Leaving out all pictures, reproduce the entries below exactly, from the first line through the line that contains "import * as".

### RECORDS FOR THE EXERCISE
★ ★ ★

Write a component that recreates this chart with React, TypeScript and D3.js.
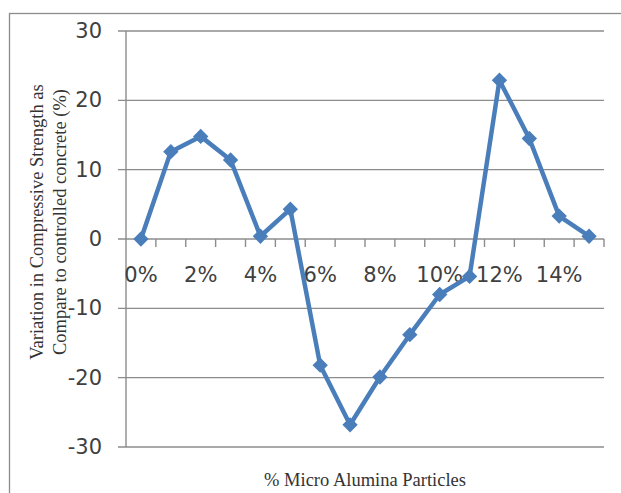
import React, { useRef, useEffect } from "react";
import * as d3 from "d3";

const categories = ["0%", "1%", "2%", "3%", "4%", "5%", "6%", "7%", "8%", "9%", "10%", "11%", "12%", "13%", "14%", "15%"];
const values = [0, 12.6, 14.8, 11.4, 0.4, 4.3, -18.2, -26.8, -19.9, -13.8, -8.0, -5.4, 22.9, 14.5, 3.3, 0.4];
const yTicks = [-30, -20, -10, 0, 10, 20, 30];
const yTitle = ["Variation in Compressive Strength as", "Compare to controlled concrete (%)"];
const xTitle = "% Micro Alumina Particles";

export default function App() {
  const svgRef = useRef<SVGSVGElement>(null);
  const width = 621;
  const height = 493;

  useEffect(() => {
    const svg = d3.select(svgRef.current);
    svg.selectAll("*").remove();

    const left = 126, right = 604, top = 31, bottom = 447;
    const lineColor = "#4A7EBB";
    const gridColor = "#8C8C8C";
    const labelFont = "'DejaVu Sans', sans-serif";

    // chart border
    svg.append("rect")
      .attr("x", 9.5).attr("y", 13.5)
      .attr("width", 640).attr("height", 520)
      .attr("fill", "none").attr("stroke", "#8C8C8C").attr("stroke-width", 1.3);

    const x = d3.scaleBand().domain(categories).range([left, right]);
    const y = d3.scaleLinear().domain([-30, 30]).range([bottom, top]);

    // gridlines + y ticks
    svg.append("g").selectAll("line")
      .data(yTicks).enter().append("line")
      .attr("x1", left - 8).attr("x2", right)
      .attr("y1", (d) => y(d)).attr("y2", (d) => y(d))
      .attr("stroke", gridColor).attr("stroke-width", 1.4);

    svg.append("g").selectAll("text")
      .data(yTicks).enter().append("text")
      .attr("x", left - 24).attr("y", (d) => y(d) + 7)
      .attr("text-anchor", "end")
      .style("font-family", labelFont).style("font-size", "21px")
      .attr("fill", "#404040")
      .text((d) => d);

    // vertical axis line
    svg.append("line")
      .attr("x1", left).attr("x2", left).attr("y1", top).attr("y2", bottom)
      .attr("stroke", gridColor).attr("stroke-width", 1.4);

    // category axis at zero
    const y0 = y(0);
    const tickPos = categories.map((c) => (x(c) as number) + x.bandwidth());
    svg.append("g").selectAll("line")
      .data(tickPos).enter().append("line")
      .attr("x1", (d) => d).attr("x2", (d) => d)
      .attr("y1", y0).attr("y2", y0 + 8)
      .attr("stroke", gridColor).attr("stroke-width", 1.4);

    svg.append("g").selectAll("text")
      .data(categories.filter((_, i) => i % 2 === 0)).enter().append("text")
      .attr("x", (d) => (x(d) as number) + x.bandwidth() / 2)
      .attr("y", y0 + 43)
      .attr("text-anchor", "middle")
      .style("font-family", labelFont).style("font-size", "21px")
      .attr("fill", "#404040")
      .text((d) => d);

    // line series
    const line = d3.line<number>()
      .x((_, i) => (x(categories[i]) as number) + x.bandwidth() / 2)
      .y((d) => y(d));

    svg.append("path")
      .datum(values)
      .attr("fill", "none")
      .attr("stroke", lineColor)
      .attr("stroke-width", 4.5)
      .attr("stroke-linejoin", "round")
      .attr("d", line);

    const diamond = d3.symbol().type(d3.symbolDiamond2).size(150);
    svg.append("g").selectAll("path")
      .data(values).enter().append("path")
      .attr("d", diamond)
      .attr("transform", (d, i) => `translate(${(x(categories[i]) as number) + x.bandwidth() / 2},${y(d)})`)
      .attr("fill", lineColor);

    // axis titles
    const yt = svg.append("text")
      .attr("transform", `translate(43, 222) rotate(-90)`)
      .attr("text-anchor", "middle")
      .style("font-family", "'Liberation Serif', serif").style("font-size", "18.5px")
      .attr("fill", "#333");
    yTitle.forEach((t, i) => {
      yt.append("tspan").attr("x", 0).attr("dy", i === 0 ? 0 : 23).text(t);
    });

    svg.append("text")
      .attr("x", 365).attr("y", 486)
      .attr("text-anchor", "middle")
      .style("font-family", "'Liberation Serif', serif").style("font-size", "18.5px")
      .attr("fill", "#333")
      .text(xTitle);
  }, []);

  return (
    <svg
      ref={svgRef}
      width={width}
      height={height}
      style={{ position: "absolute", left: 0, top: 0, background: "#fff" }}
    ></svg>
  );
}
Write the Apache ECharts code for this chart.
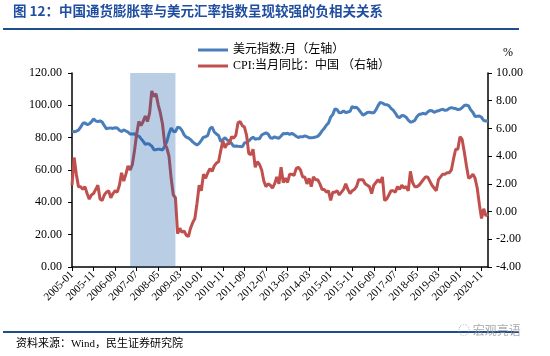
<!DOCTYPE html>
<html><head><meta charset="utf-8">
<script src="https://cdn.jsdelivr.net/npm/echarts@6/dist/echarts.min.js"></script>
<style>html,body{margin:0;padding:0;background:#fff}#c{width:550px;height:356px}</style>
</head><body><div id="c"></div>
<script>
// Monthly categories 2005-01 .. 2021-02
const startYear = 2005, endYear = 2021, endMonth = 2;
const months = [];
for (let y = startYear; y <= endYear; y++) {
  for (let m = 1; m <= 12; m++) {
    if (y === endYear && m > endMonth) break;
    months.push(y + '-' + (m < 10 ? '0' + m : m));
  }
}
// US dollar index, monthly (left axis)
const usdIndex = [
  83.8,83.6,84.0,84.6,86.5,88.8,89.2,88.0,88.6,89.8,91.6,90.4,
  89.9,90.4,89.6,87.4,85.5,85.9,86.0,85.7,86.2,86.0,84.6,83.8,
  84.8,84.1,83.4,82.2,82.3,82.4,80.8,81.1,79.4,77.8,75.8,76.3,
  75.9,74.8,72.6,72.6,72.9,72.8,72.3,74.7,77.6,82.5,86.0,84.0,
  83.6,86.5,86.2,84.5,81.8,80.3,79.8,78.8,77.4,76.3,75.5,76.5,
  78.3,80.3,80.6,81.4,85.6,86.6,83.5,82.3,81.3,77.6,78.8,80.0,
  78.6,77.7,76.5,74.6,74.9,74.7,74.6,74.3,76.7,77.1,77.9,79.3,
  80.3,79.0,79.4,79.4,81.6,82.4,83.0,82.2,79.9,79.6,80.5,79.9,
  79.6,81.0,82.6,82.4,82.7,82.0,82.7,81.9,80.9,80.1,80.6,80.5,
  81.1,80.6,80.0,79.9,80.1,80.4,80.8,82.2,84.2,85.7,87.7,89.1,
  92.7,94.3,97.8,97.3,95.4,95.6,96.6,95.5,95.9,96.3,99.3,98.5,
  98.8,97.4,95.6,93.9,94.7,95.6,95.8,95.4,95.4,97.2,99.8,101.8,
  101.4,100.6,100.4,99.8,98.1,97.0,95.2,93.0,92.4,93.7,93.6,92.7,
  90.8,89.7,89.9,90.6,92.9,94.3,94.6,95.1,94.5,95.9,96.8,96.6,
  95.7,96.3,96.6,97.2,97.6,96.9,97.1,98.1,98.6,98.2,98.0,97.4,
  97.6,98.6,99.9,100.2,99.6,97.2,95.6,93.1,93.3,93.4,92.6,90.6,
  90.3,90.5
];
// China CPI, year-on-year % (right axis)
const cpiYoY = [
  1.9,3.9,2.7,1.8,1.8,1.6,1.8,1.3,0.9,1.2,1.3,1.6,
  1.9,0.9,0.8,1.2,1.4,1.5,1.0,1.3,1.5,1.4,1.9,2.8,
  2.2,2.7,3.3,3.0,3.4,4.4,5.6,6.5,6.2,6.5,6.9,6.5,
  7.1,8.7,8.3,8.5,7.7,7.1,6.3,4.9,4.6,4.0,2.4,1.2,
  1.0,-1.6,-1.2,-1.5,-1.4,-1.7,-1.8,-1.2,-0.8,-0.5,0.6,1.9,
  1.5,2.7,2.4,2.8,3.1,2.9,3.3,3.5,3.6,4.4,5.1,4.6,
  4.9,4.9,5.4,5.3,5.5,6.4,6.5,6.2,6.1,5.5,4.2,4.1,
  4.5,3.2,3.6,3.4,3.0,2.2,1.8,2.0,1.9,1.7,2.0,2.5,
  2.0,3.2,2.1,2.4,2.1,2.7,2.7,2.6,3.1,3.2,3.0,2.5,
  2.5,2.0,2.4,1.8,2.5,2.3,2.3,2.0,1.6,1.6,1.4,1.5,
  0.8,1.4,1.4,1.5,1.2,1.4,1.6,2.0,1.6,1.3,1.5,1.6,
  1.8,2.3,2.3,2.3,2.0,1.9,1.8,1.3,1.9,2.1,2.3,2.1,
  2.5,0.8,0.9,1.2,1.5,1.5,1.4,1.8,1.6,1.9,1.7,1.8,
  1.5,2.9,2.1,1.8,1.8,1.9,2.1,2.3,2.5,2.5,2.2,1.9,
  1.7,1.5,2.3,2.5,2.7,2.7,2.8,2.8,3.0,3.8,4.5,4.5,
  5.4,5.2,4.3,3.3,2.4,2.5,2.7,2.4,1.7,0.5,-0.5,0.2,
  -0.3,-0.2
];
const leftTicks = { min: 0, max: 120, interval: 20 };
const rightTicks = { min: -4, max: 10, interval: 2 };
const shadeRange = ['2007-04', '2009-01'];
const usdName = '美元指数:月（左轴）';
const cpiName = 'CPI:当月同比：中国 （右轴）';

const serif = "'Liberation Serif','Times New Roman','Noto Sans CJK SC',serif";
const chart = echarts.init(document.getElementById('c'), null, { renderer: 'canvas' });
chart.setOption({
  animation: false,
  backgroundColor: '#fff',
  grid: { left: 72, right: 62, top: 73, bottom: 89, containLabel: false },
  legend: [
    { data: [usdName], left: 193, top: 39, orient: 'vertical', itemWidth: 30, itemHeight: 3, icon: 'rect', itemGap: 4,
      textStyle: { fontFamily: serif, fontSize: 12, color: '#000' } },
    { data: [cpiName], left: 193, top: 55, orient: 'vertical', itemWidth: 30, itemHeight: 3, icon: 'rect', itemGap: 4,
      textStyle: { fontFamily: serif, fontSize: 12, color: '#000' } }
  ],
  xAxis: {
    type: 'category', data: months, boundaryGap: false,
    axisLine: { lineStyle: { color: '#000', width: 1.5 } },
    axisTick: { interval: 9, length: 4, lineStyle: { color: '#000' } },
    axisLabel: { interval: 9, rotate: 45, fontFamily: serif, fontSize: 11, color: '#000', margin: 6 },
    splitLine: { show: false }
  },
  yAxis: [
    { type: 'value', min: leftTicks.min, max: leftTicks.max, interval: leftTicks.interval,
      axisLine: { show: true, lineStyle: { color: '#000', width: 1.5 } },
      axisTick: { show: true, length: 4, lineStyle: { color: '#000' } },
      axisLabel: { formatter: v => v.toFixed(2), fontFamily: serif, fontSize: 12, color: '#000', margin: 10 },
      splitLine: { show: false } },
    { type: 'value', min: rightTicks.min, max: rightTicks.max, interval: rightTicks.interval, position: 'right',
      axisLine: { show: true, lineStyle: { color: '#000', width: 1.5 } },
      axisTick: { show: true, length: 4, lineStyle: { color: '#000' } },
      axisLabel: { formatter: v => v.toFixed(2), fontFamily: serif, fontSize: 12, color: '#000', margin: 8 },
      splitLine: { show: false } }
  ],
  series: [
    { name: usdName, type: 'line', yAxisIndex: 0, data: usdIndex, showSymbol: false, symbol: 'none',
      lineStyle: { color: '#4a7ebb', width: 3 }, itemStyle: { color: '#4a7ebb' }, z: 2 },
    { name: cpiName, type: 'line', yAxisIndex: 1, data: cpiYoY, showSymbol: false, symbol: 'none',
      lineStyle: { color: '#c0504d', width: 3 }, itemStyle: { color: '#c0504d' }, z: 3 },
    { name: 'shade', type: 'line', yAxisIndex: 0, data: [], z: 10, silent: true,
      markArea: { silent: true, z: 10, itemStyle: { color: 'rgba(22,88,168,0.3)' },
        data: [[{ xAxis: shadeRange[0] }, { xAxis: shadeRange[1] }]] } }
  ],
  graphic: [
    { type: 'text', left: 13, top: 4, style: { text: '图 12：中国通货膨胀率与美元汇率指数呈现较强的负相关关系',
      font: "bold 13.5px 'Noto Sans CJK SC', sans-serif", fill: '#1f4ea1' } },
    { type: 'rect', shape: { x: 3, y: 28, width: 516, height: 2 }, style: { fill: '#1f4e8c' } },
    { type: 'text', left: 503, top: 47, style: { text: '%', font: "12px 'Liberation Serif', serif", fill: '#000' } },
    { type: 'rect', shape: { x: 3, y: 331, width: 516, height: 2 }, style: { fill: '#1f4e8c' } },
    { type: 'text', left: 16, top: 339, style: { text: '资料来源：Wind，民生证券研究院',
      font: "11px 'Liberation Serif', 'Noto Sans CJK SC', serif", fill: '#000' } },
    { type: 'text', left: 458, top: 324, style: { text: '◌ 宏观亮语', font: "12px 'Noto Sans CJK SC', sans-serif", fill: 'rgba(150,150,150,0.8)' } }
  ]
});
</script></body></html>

★ ★ ★

### WRITTEN ANSWER
Write a component that recreates this chart with React, TypeScript and D3.js.
import React, { useRef, useEffect } from "react";
import * as d3 from "d3";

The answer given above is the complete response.